**What this task involves:**
Reproduce the data exactly and drop any pictures it holds.

··· Collected material ···

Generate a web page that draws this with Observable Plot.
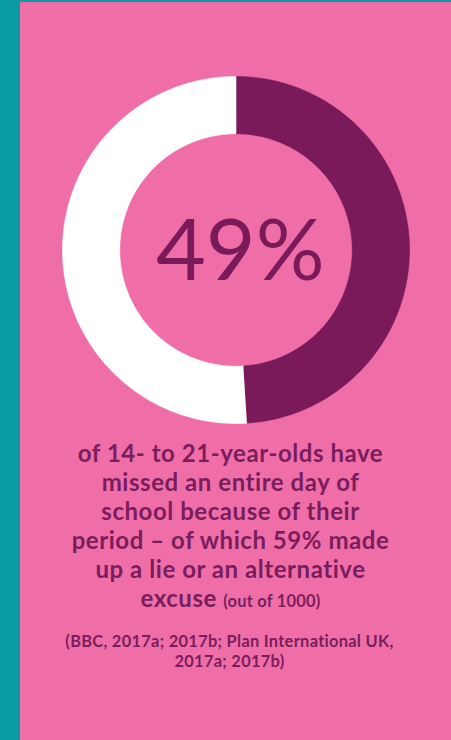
<!DOCTYPE html>
<html>
<head>
<meta charset="utf-8">
<script src="https://cdn.jsdelivr.net/npm/d3@7"></script>
<script src="https://cdn.jsdelivr.net/npm/@observablehq/plot@0.6"></script>
<style>
  html, body { margin: 0; padding: 0; }
  body { width: 451px; height: 740px; background: #0a9ba7; position: relative; overflow: hidden; }
  #panel { position: absolute; left: 20px; top: 2px; width: 431px; height: 738px; background: #f06ea8; }
  #chart { position: absolute; left: 0; top: 0; }
  #caption { position: absolute; left: 0; top: 436px; width: 421px; text-align: center;
    font-family: Lato, "Open Sans", sans-serif; font-weight: 700; color: #7a1d5d;
    font-size: 24px; line-height: 29px; letter-spacing: 0.55px; white-space: nowrap; }
  #caption .small { font-size: 16.5px; letter-spacing: 0.2px; }
  #source { position: absolute; left: 0; top: 629px; width: 419px; text-align: center;
    font-family: Lato, "Open Sans", sans-serif; font-weight: 700; color: #7a1d5d;
    font-size: 16.4px; line-height: 20px; letter-spacing: 0.3px; white-space: nowrap; }
</style>
</head>
<body>
<div id="panel">
  <div id="chart"></div>
  <div id="caption"></div>
  <div id="source"></div>
</div>
<script>
// ---- data ----
const categories = ["Missed an entire day of school", "Did not"];
const values = [49, 51];
const colors = ["#7a1a5b", "#ffffff"];
const centerLabel = ["49%"];
const captionLines = [
  "of 14- to 21-year-olds have",
  "missed an entire day of",
  "school because of their",
  "period – of which 59% made",
  "up a lie or an alternative",
  "excuse"
];
const captionNote = "(out of 1000)";
const sourceLines = ["(BBC, 2017a; 2017b; Plan International UK,", "2017a; 2017b)"];

// ---- build ring polygons from the data ----
const innerR = 0.67, outerR = 1;
const slices = d3.pie().sort(null).value(d => d.value)(categories.map((c, i) => ({cat: c, value: values[i]})));
const pts = [];
slices.forEach(s => {
  const n = 120;
  for (let k = 0; k <= n; k++) {
    const a = s.startAngle + (s.endAngle - s.startAngle) * k / n;
    pts.push({cat: s.data.cat, x: outerR * Math.sin(a), y: outerR * Math.cos(a)});
  }
  for (let k = n; k >= 0; k--) {
    const a = s.startAngle + (s.endAngle - s.startAngle) * k / n;
    pts.push({cat: s.data.cat, x: innerR * Math.sin(a), y: innerR * Math.cos(a)});
  }
});

const W = 431, H = 440;
const chart = Plot.plot({
  width: W,
  height: H,
  marginLeft: 42, marginRight: 42, marginTop: 74, marginBottom: 19,
  x: {domain: [-1, 1], axis: null},
  y: {domain: [-1, 1], axis: null},
  color: {domain: categories, range: colors},
  style: {background: "transparent", overflow: "visible"},
  marks: [
    Plot.line(pts, {x: "x", y: "y", z: "cat", fill: "cat", stroke: "cat", strokeWidth: 0.6, curve: "linear"}),
    Plot.text(centerLabel, {x: () => 0.025, y: () => 0, text: d => d, fontSize: 86, fontWeight: 400,
      fontFamily: "Lato, 'Open Sans', sans-serif", fill: "#7a1a5b", textAnchor: "middle", lineAnchor: "middle", dy: 2})
  ]
});
document.getElementById("chart").appendChild(chart);

const cap = document.getElementById("caption");
cap.innerHTML = captionLines.map((l, i) => i === captionLines.length - 1
  ? `${l} <span class="small">${captionNote}</span>` : l).join("<br>");
document.getElementById("source").innerHTML = sourceLines.join("<br>");
</script>
</body>
</html>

···

**The completed task:**
Generate a web page that draws this with Observable Plot.
<!DOCTYPE html>
<html>
<head>
<meta charset="utf-8">
<script src="https://cdn.jsdelivr.net/npm/d3@7"></script>
<script src="https://cdn.jsdelivr.net/npm/@observablehq/plot@0.6"></script>
<style>
  html, body { margin: 0; padding: 0; }
  body { width: 451px; height: 740px; background: #0a9ba7; position: relative; overflow: hidden; }
  #panel { position: absolute; left: 20px; top: 2px; width: 431px; height: 738px; background: #f06ea8; }
  #chart { position: absolute; left: 0; top: 0; }
  #caption { position: absolute; left: 0; top: 436px; width: 421px; text-align: center;
    font-family: Lato, "Open Sans", sans-serif; font-weight: 700; color: #7a1d5d;
    font-size: 24px; line-height: 29px; letter-spacing: 0.55px; white-space: nowrap; }
  #caption .small { font-size: 16.5px; letter-spacing: 0.2px; }
  #source { position: absolute; left: 0; top: 629px; width: 419px; text-align: center;
    font-family: Lato, "Open Sans", sans-serif; font-weight: 700; color: #7a1d5d;
    font-size: 16.4px; line-height: 20px; letter-spacing: 0.3px; white-space: nowrap; }
</style>
</head>
<body>
<div id="panel">
  <div id="chart"></div>
  <div id="caption"></div>
  <div id="source"></div>
</div>
<script>
// ---- data ----
const categories = ["Missed an entire day of school", "Did not"];
const values = [49, 51];
const colors = ["#7a1a5b", "#ffffff"];
const centerLabel = ["49%"];
const captionLines = [
  "of 14- to 21-year-olds have",
  "missed an entire day of",
  "school because of their",
  "period – of which 59% made",
  "up a lie or an alternative",
  "excuse"
];
const captionNote = "(out of 1000)";
const sourceLines = ["(BBC, 2017a; 2017b; Plan International UK,", "2017a; 2017b)"];

// ---- build ring polygons from the data ----
const innerR = 0.67, outerR = 1;
const slices = d3.pie().sort(null).value(d => d.value)(categories.map((c, i) => ({cat: c, value: values[i]})));
const pts = [];
slices.forEach(s => {
  const n = 120;
  for (let k = 0; k <= n; k++) {
    const a = s.startAngle + (s.endAngle - s.startAngle) * k / n;
    pts.push({cat: s.data.cat, x: outerR * Math.sin(a), y: outerR * Math.cos(a)});
  }
  for (let k = n; k >= 0; k--) {
    const a = s.startAngle + (s.endAngle - s.startAngle) * k / n;
    pts.push({cat: s.data.cat, x: innerR * Math.sin(a), y: innerR * Math.cos(a)});
  }
});

const W = 431, H = 440;
const chart = Plot.plot({
  width: W,
  height: H,
  marginLeft: 42, marginRight: 42, marginTop: 74, marginBottom: 19,
  x: {domain: [-1, 1], axis: null},
  y: {domain: [-1, 1], axis: null},
  color: {domain: categories, range: colors},
  style: {background: "transparent", overflow: "visible"},
  marks: [
    Plot.line(pts, {x: "x", y: "y", z: "cat", fill: "cat", stroke: "cat", strokeWidth: 0.6, curve: "linear"}),
    Plot.text(centerLabel, {x: () => 0.025, y: () => 0, text: d => d, fontSize: 86, fontWeight: 400,
      fontFamily: "Lato, 'Open Sans', sans-serif", fill: "#7a1a5b", textAnchor: "middle", lineAnchor: "middle", dy: 2})
  ]
});
document.getElementById("chart").appendChild(chart);

const cap = document.getElementById("caption");
cap.innerHTML = captionLines.map((l, i) => i === captionLines.length - 1
  ? `${l} <span class="small">${captionNote}</span>` : l).join("<br>");
document.getElementById("source").innerHTML = sourceLines.join("<br>");
</script>
</body>
</html>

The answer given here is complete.